*WORK TO BE COMPLETED*.
Without any pictures, restate the lines from the one containing "Recreate this image" to the one containing "12, 13, 14]", word for word, ends included.

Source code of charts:

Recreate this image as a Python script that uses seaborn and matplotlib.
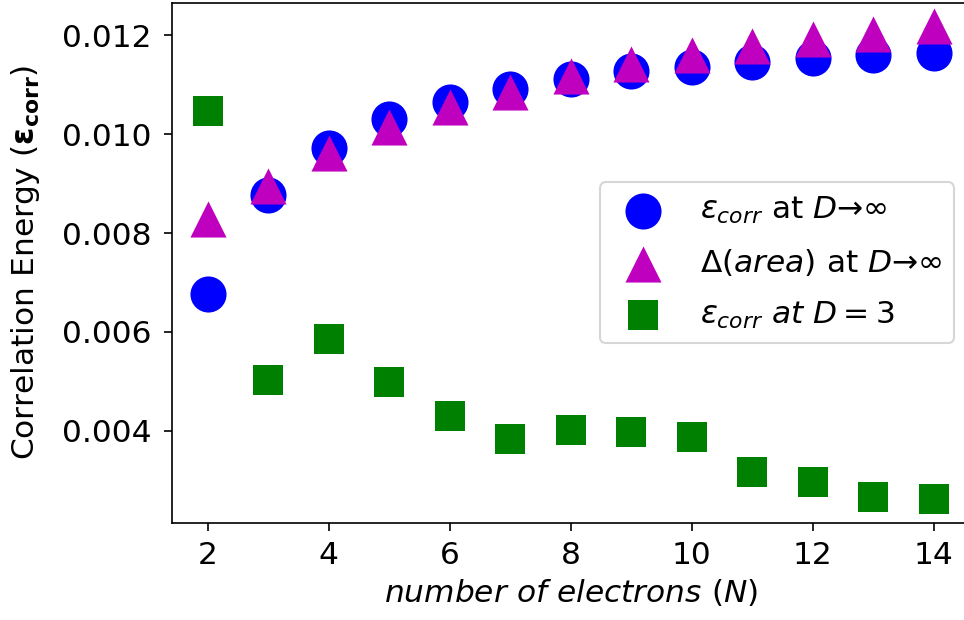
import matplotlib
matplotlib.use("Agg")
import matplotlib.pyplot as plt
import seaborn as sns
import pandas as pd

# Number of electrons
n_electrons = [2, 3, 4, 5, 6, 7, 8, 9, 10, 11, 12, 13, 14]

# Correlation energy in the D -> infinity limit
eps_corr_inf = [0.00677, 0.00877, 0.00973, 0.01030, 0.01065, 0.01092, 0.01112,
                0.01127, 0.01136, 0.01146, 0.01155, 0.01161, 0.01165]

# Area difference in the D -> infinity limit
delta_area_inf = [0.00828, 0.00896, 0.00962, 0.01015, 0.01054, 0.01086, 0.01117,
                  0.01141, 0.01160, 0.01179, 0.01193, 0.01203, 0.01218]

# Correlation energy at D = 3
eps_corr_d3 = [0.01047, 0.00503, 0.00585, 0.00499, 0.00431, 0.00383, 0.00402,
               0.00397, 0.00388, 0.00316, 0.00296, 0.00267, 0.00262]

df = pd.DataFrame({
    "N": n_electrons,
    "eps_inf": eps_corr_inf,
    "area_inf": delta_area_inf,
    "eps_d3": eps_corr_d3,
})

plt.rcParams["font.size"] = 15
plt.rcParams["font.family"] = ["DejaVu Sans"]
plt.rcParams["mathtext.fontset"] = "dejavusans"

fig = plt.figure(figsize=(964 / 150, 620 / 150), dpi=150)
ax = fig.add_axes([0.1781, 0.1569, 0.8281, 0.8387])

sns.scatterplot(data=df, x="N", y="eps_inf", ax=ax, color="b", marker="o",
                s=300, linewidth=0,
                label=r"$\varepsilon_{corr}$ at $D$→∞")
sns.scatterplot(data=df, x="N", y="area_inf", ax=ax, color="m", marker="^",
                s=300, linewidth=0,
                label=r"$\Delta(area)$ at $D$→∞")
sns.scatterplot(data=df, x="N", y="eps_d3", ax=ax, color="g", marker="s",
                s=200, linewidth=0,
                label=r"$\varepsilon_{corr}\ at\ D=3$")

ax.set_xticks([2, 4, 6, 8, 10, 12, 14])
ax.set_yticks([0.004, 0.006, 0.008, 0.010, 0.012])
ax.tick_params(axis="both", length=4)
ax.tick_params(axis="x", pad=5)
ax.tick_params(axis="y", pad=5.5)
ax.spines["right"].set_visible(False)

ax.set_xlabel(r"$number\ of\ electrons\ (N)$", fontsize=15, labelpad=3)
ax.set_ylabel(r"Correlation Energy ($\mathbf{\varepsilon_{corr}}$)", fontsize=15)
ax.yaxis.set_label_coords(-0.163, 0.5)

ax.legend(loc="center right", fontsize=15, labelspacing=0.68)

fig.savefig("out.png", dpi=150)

...

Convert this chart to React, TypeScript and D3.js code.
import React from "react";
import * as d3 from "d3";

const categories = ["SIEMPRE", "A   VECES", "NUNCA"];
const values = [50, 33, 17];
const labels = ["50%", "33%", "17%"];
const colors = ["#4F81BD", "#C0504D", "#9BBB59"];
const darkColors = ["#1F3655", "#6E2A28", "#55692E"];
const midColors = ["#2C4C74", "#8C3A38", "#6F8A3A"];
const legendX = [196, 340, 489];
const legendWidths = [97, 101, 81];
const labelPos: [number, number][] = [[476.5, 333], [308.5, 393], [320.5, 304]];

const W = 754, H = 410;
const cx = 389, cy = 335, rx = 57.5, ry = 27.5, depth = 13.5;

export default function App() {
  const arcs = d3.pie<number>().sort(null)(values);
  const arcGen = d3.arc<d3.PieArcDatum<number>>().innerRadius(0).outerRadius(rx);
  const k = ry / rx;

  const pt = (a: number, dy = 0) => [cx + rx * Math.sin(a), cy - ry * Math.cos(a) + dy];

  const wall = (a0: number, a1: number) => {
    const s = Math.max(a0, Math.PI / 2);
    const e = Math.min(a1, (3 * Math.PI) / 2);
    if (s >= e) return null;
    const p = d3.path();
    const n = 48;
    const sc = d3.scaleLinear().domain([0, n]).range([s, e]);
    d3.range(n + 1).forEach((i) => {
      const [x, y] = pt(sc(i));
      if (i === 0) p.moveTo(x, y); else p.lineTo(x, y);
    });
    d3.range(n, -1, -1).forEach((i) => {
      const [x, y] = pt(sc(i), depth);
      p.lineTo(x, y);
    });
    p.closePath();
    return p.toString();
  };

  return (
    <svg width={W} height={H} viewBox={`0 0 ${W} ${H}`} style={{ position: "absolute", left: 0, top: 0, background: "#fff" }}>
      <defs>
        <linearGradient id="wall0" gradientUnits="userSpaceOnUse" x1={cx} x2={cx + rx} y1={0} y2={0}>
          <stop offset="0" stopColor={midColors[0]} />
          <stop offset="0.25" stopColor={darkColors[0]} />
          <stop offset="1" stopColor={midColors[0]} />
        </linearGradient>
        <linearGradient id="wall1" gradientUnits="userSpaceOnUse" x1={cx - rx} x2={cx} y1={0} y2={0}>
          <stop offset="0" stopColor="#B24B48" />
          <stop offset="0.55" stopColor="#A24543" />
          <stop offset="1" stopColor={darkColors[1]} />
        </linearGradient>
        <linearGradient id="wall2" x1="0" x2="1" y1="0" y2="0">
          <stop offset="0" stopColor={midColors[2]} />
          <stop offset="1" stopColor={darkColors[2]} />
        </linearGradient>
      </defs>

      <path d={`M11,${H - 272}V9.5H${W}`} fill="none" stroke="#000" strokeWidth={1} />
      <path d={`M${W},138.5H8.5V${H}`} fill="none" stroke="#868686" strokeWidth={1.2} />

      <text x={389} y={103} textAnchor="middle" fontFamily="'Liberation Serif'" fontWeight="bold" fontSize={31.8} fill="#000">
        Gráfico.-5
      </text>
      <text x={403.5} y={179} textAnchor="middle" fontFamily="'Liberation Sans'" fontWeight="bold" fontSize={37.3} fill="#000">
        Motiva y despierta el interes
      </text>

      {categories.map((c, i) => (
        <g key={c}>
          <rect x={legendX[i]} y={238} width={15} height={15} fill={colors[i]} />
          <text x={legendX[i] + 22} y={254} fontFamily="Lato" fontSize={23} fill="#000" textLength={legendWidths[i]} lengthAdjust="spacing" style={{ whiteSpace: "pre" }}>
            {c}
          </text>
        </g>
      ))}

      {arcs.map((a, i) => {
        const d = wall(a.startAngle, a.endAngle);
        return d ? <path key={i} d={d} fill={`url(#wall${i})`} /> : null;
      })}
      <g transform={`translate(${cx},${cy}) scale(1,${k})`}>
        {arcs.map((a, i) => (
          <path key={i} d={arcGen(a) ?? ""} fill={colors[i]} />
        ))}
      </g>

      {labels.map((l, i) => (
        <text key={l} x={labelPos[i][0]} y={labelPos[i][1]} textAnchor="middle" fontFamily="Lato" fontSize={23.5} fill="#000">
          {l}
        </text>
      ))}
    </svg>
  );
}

*RESPONSE TO THIS EXERCISE*.
Recreate this image as a Python script that uses seaborn and matplotlib.
import matplotlib
matplotlib.use("Agg")
import matplotlib.pyplot as plt
import seaborn as sns
import pandas as pd

# Number of electrons
n_electrons = [2, 3, 4, 5, 6, 7, 8, 9, 10, 11, 12, 13, 14]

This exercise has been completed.